In what is perhaps the film’s largest tonal shift, Hong’s consciousness itself is suppressed and intoxicated. Certainly he exists, but here he scarcely lives. The camera smoothly and impersonally tracks him as he stumbles, drunk, back into the dark, unwelcoming warehouse where he works. His body traces a dispassionate dance, an untethered, detached performance, and the short’s fantastic sound design now turns to funerary chanting for its backing track. The sound conjures up my personal memories of white-clad Chinese funerals: as if one denying physical reality must now commune with the dead. The music swells – nearly to a crescendo – and he collapses, passed out.
Are we back in the world of the living? There is a brief domestic moment, of Chen washing his face in their cramped dormitory, but it is a moment that is now uncomfortable, and foreboding. Later that morning, she wakes up. The jellyfish are ever so small and fragile, ever so dead, amidst pieces of their shattered tank on the grimey floor. I think of amniotic fluid and watery births, but there is absolutely no new life to be found, now. There is only the humming of the fan and Chen’s repeated murmurs, as she prepares to break the news to her boss. “Not funny … not funny”.
What is not funny, but instead harsh and callous, is her boss’s insistence that she will have to be deported. Against Chen’s echo of “not funny” is the cold refrain that there is “no exception, no exception” to the law. The actress plays the unmoved personification of inflexible labour laws and private business interests well. It is not a negotiation, nor is there the time nor energy to plead, as Yeo introduces another tragic complication to the narrative.

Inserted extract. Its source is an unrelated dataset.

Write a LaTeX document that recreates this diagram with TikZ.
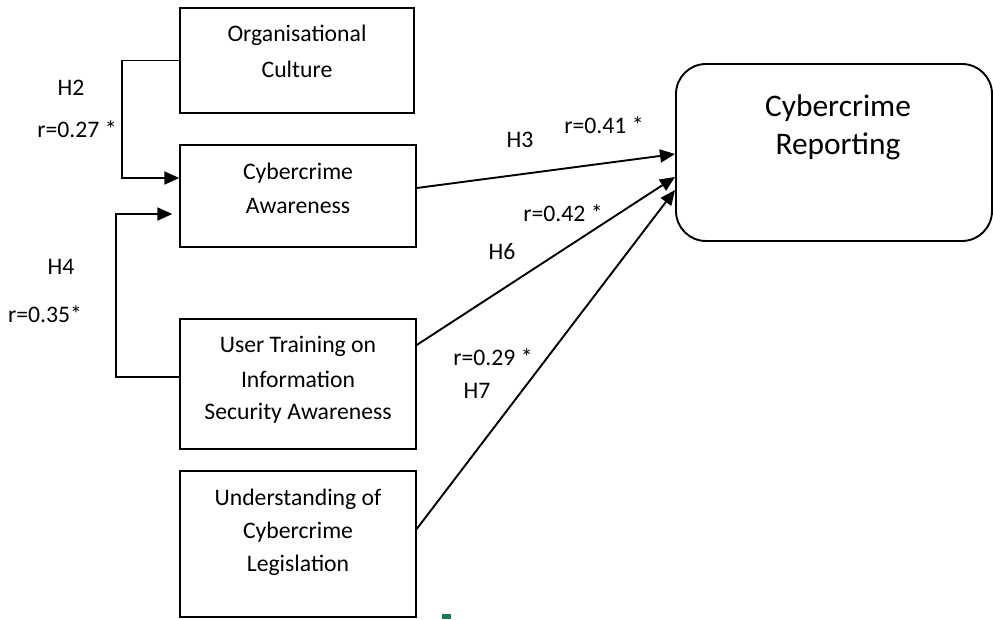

Death, so often foreshadowed in the film, is imminent. Chen, hit by a forklift in the warehouse, is unsuccessfully treated by his coworkers. Yeo switches to mobile phone footage to depict this awful scene – blood spurts from a lolling head, and a slow zoom onto Chen’s face captures the sense of a shrinking world. There is no time nor energy to plead. “Not funny, not funny”. By now it is an echo, and the first daybreak in the film brings little promise. Colours in the scene wash out, just like hope.